Question

given: abcd is a parallelogram, ∠gec ≅ ∠hfa and \\(\overline{ae} \cong \overline{fc}\\).
prove: \\(\triangle gec \cong \triangle hfa\\).
step\tstatement\treason
1\tabcd is a parallelogram
∠gec ≅ ∠hfa
\\(\overline{ae} \cong \overline{fc}\\)\tgiven
2\t\\(\overline{ef} \cong \overline{ef}\\)\treflexive property
3\t\\(\overline{af} \cong \overline{ce}\\)\tcongruent segments added to congruent segments form congruent segments
4\t\\(\overline{bc} \parallel \overline{ad}\\)\topposite sides of a parallelogram / rhombus / rectangle / square are parallel
5\t∠gce ≅ ∠fah\tparallel lines cut by a transversal form congruent alternate interior angles
6\t\\(\triangle gec \cong \triangle hfa\\)\tselect a reason...
(note: \\(\overline{ac}\\), \\(\overline{bc}\\) and \\(\overline{ad}\\) are segments.)

Explanation:

Step1: Identify known congruences

We know \( \angle GEC \cong \angle HFA \) (given), \( \overline{AF} \cong \overline{CE} \) (from step 3), and \( \angle GCE \cong \angle FAH \) (from step 5).

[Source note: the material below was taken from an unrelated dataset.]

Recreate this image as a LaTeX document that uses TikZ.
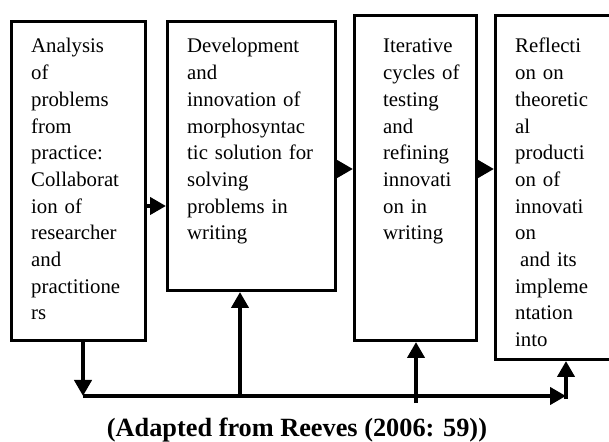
\documentclass[tikz,border=0pt]{standalone}
\usepackage{fontspec}
\setmainfont{Liberation Serif}
\usetikzlibrary{arrows.meta}
\begin{document}
\begin{tikzpicture}[x=1pt,y=1pt,
  box/.style={draw, line width=3pt, inner sep=0pt, anchor=north west},
  boxtext/.style={anchor=base west, inner sep=0pt, text width=#1, align=left,
    font=\fontsize{20.8}{26.7}\selectfont},
  arr/.style={line width=4.8pt, -{Triangle[length=16pt,width=17pt]}}]
\useasboundingbox (0,0) rectangle (609,441);
\clip (0,0) rectangle (609,441);
% boxes
\node[box, minimum width=134pt, minimum height=319pt] (b1) at (10,421) {};
\node[box, minimum width=168pt, minimum height=269pt] (b2) at (166,421) {};
\node[box, minimum width=122pt, minimum height=325pt] (b3) at (353,427) {};
\node[box, minimum width=116pt, minimum height=344pt] (b4) at (494,427) {};
% texts
\node[boxtext=108pt] (t1) at (31,388) {Analysis\\of\\problems\\from\\practice:\\Collaborat\\ion of\\researcher\\and\\practitione\\rs};
\node[boxtext=140pt] (t2) at (187,388) {Development\\and\\innovation of\\morphosyntac\\tic solution for\\solving\\problems in\\writing};
\node[boxtext=90pt] (t3) at (383,388) {Iterative\\cycles of\\testing\\and\\refining\\innovati\\on in\\writing};
\node[boxtext=90pt] (t4) at (515,388) {Reflecti\\on on\\theoretic\\al\\producti\\on of\\innovati\\on\\\hspace*{5pt}and its\\impleme\\ntation\\into};
% horizontal arrows between boxes
\path ([yshift=-186pt]b1.north east) coordinate (a1);
\path ([yshift=-149pt]b2.north east) coordinate (a2);
\path ([yshift=-155pt]b3.north east) coordinate (a3);
\draw[arr] (a1) -- (a1 -| b2.west);
\draw[arr] (a2) -- (a2 -| b3.west);
\draw[arr] (a3) -- (a3 -| b4.west);
% bottom loop
\coordinate (j1) at (83,45);
\coordinate (j2) at (240,45);
\coordinate (j3) at (416,38);
\coordinate (j4) at (566,45);
\coordinate (j4b) at (566,42);
\draw[arr] (b1.south -| j1) -- (j1);
\draw[arr] (j1) -- (j4);
\draw[arr] (j2) -- (b2.south -| j2);
\draw[arr] (j3) -- (b3.south -| j3);
\draw[arr] (j4b) -- (b4.south -| j4b);
% caption
\node[font=\bfseries\fontsize{26.3}{30}\selectfont, anchor=base, inner sep=0pt] (cap) at (297,5) {(Adapted from Reeves (2006: 59))};
\end{tikzpicture}
\end{document}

Step2: Determine triangle congruence criterion

The Angle - Side - Angle (ASA) congruence criterion states that if two angles and the included side of one triangle are congruent to two angles and the included side of another triangle, then the triangles are congruent. Here, \( \angle GEC \cong \angle HFA \), \( \overline{CE} \cong \overline{AF} \), and \( \angle GCE \cong \angle FAH \), so by ASA, \( \triangle GEC \cong \triangle HFA \).

Answer:

The reason is "Angle - Side - Angle (ASA) Congruence Criterion" (or simply "ASA" as the reason for triangle congruence).